Na verdade as festas da Santa Casa tinham uma particularidade que,
naqueles tempos, fazia toda a diferença: o cortejo de oferendas e as marchas
que o integravam. Estas integravam dois grupos distintos. À frende e
escalonados por altura as crianças. Eles trajados de campino (vá-se lá saber
porquê) levando ao ombro um bordão decorado tendo à ponta um lenço onde se
levava uma oferta. Elas com trajes garridos levando no braço uma pequena cesta
e nela uma pequena oferenda. Seguia-se o grupo dos “adultos” eles de calça e
colete pretos, camisa branca e com cinta vermelha. Elas com vestes minhotas
transportando à cabeça um cesto de verga contendo as fogaças que mais tarde, no
arraial, seriam leiloadas. Marchavam eles e elas separados pela rua
acompanhados pelos acordeonistas e cantando a marcha das festas.
As marchas, uma aposta do então provedor Frederico Santos, impunham um
mês de ensaios. Um mês inteiro em que noite após noite rapazes e raparigas sob
o olhar benevolente das mães ensaiavam sob a batuta do austero provedor e ao
som do acordéon do João Gravito e do pai (o sr.

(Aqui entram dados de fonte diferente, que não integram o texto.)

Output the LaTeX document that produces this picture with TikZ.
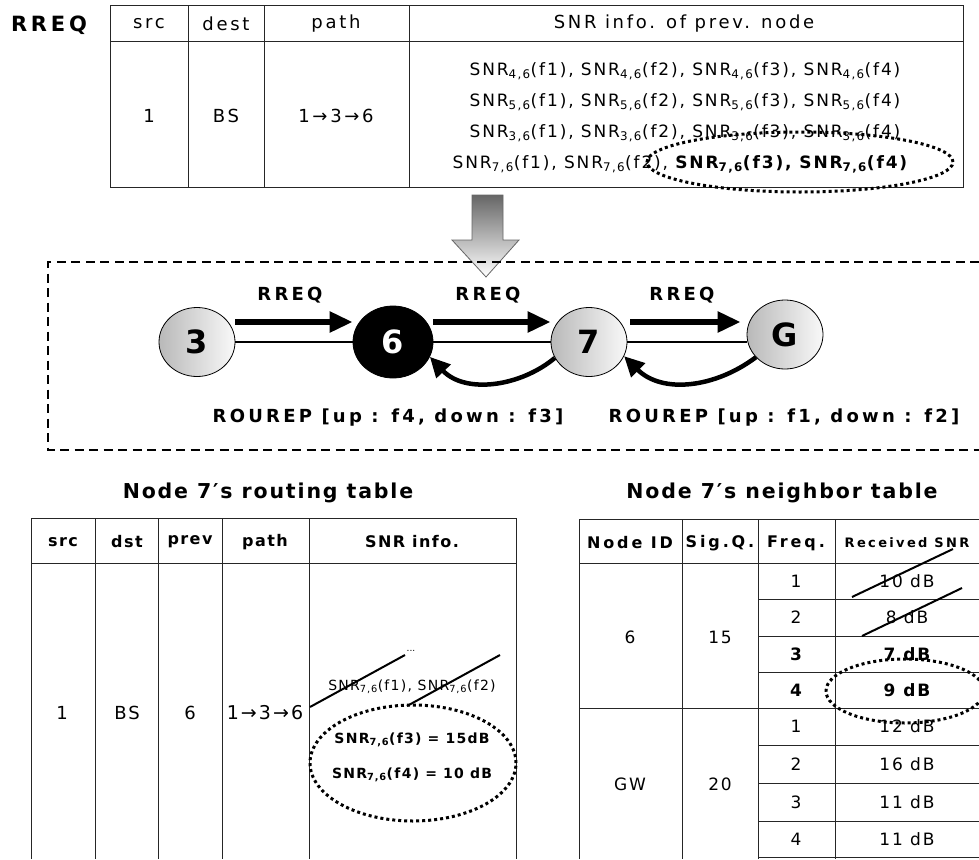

Francisco Chambra) aprendiam a
cantar a marcha (a música da marcha
vencedora desse ano do Santo António em Lisboa e para a qual um letrista do
concelho – quase sempre o mestre Cleto – escrevia o texto ressalvando Arronches
e a sua “Casa Santa”).
Os ensaios tinha lugar no Salão de Festas (espaço único de então) onde
hoje está instalado o museu de A Brincar. E, porque as mães ainda conseguiam
lembrar-se de serem jovens e o João Gravito era ele próprio um jovem,
facilmente se deixavam convencer (umas e outro) para que no final do ensaio e
após a retirada do Sr. Frederico Santos, se organizassem animados bailes onde
até as mães “davam um pezinho de dança.
Depois, depois eram os três dias de festa. Com o cortejo de oferendas,
a tourada - o único momento anual em que a Praça de Touros recebia um corrida
de touros com os cavaleiros, forcados e demais participantes a ofertarem a sua atuação
e os ganadeiros o oferecerem o curro e o arraial realizado no Largo da Cadeia
onde hoje está o jardim com serviço de restaurante e bar instalado na garagem
do Sr. Bigares, muitas mesas ocupadas por quem as podia pagar, um estrado onde
os mais jovens e mais abastados pagavam para dançar ao som da orquestra vinda
de fora e instalada no coreto de ferro previamente montado.
Os mais pobres também tinham espaço nas festas. As mulheres levando
cadeiras de casa sentavam-se na parte que dá ao convento da Luz e desse local
seguiam o desenrolar de toda a festa. Os homens encontravam espaço para uma
bebida nos balcões que ladeavam o Bar e os mais jovens e menos endinheirados
criavam fora do recinto um espaço onde podiam dançar sem pagamento. Porque o
recinto que os impedia de entrar não impedia a música de sair.
Foram assim os Agostos da minha (nossa) infância.